Stated task »
Extract, in full, the lines below, beginning at the first and ending with the line that contains "Chart.register(...registerables);". Pictures do not belong in the copy.

Material provided »
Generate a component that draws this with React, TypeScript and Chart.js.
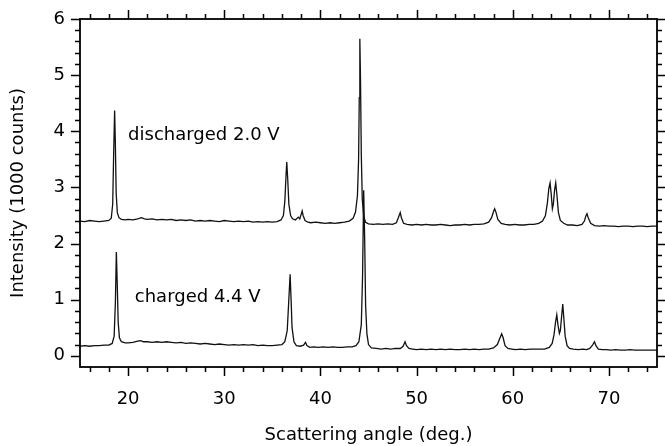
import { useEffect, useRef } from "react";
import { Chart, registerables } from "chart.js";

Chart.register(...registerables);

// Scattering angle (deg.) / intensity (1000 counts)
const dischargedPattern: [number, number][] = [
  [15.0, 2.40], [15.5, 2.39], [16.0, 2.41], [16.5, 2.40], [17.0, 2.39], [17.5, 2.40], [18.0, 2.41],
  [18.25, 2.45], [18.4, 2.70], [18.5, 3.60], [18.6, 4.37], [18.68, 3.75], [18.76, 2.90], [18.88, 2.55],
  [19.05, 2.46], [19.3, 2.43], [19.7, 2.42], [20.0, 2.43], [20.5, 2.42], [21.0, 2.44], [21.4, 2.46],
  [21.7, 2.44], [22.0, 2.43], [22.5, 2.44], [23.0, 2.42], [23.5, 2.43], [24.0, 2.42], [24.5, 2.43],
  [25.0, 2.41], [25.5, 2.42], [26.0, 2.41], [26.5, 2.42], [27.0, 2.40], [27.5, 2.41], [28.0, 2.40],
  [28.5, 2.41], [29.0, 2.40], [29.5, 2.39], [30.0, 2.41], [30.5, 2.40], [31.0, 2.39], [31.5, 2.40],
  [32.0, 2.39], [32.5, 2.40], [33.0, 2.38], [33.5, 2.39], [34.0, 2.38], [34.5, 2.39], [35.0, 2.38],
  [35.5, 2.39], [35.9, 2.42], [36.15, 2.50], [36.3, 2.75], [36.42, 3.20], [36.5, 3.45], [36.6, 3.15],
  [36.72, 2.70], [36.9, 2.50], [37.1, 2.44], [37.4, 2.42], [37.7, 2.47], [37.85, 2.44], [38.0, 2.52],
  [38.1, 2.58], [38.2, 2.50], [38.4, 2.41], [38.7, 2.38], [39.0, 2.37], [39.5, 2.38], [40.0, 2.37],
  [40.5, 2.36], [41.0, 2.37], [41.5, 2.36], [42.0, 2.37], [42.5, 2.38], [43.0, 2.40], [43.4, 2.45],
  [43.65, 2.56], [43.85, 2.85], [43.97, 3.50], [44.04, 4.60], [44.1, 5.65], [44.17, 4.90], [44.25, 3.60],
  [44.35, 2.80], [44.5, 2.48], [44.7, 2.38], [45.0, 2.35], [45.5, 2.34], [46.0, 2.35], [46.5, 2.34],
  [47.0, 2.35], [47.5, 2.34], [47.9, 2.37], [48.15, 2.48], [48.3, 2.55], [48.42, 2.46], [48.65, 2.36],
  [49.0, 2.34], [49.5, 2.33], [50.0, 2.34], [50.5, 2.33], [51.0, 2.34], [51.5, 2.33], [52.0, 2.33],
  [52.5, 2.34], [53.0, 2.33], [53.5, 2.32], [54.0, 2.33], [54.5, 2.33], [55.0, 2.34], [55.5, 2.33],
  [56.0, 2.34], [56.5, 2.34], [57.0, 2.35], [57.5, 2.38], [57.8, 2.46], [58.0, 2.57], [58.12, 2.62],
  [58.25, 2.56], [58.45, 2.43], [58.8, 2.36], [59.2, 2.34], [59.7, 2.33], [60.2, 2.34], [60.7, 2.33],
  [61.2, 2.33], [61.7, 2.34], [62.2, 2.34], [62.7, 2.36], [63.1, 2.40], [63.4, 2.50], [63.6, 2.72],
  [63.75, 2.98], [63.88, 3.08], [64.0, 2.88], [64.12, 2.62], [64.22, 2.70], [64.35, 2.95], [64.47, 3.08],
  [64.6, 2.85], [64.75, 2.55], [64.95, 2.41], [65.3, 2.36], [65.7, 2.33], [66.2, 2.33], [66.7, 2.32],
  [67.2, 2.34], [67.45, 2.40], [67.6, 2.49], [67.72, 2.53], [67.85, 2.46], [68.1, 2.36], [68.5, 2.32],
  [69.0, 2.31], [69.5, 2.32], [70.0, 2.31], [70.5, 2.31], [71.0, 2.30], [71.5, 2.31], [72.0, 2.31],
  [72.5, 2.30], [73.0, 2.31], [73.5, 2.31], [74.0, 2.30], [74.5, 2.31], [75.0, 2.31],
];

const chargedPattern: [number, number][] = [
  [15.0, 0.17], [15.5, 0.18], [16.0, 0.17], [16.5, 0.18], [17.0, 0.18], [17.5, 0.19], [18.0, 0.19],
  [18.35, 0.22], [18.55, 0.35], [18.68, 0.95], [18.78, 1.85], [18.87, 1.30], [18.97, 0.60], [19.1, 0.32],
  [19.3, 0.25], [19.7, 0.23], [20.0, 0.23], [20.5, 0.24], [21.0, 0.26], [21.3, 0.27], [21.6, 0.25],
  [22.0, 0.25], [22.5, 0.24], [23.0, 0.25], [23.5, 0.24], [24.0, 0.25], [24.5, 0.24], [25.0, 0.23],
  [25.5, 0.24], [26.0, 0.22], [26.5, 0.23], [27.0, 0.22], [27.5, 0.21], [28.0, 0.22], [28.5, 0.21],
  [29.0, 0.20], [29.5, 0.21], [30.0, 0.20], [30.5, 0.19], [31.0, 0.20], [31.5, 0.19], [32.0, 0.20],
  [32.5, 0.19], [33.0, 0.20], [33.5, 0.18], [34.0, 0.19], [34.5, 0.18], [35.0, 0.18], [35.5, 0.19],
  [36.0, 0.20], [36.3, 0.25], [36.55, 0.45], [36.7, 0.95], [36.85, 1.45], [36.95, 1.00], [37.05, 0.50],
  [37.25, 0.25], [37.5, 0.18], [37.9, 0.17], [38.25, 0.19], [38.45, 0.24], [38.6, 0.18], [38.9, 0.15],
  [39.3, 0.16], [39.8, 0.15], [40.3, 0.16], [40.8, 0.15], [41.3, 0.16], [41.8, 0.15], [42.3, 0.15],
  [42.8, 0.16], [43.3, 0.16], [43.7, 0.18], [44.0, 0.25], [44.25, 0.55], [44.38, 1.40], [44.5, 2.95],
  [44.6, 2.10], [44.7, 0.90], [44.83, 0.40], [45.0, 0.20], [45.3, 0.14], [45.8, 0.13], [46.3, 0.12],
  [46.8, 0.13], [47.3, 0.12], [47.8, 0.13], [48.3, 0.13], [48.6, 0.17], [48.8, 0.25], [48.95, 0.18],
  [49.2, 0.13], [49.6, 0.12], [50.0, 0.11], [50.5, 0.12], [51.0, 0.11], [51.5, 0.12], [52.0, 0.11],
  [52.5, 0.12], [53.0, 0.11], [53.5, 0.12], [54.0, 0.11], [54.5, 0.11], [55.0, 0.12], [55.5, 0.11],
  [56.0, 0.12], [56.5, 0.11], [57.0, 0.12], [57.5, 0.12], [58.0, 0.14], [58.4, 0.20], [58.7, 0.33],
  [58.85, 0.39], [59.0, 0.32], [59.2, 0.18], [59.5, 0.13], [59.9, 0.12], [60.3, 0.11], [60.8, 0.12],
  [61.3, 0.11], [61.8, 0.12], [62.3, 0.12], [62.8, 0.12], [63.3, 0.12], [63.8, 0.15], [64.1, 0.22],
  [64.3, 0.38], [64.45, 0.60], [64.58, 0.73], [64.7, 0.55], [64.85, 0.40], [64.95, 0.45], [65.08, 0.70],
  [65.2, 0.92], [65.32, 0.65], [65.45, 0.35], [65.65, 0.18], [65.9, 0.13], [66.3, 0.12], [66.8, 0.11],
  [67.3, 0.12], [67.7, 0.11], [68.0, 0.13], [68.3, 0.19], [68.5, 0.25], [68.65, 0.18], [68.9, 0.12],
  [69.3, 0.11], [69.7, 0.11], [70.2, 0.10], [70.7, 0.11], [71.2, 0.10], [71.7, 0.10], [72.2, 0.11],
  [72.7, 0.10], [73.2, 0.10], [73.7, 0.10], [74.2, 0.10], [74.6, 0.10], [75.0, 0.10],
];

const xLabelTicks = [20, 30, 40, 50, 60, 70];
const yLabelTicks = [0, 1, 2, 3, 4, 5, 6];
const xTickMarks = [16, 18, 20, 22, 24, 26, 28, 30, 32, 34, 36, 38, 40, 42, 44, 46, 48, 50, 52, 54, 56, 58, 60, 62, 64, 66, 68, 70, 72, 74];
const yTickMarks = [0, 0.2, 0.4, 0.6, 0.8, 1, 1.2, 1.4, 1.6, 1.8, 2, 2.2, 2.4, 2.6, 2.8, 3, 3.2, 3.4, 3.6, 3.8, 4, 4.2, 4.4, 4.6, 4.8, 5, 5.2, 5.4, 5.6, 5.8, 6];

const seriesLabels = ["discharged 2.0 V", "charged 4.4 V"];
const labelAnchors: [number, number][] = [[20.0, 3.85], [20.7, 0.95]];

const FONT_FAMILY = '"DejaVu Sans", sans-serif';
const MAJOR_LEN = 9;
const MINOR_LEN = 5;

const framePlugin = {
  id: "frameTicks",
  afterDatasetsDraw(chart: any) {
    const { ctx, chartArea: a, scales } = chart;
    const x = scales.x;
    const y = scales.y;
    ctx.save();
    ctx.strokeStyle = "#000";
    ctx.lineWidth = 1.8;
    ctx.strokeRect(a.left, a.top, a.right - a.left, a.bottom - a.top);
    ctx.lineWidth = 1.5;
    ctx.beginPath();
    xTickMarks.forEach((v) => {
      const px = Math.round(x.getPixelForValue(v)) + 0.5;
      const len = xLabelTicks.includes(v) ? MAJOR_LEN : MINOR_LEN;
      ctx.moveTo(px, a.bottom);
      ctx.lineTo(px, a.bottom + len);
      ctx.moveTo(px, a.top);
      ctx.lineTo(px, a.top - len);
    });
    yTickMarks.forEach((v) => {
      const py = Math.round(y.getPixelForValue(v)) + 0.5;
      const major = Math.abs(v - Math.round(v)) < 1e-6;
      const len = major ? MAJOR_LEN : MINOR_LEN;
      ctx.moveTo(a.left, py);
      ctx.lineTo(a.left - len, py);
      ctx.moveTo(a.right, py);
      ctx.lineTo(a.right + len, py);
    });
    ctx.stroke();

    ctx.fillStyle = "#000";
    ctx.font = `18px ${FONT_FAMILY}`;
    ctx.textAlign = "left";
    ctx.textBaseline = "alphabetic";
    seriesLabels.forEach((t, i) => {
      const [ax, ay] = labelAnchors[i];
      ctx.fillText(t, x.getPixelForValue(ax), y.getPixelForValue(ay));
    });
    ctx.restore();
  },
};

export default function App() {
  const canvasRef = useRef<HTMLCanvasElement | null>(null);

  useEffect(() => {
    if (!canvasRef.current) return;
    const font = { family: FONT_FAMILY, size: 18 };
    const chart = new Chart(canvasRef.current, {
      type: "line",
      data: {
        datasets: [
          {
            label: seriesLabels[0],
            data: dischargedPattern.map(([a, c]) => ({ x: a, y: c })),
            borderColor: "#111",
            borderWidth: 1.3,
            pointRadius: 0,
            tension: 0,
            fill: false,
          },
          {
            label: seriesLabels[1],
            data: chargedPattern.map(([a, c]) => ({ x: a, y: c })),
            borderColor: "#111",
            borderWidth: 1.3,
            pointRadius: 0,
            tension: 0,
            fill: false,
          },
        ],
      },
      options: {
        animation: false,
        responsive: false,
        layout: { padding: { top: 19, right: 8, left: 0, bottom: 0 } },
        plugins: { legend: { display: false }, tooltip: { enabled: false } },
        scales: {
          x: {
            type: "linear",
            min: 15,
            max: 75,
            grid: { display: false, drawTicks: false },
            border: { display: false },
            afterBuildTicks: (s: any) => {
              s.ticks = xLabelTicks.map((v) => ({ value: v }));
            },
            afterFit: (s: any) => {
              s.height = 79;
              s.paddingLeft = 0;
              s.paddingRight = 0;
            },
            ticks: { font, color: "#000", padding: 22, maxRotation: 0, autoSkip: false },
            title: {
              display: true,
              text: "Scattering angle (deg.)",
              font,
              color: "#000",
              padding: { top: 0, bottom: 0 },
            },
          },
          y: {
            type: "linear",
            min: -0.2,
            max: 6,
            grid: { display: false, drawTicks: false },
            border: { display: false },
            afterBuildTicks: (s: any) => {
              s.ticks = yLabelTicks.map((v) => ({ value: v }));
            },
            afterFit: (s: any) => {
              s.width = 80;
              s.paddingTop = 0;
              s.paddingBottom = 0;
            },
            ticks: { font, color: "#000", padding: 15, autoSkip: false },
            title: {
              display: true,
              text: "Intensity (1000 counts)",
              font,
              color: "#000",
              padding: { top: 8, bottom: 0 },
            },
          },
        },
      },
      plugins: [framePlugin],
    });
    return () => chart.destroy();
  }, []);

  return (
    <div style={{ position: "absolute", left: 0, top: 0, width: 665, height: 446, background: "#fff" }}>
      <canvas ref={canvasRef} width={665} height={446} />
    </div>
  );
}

Completed exercise »
Generate a component that draws this with React, TypeScript and Chart.js.
import { useEffect, useRef } from "react";
import { Chart, registerables } from "chart.js";

Chart.register(...registerables);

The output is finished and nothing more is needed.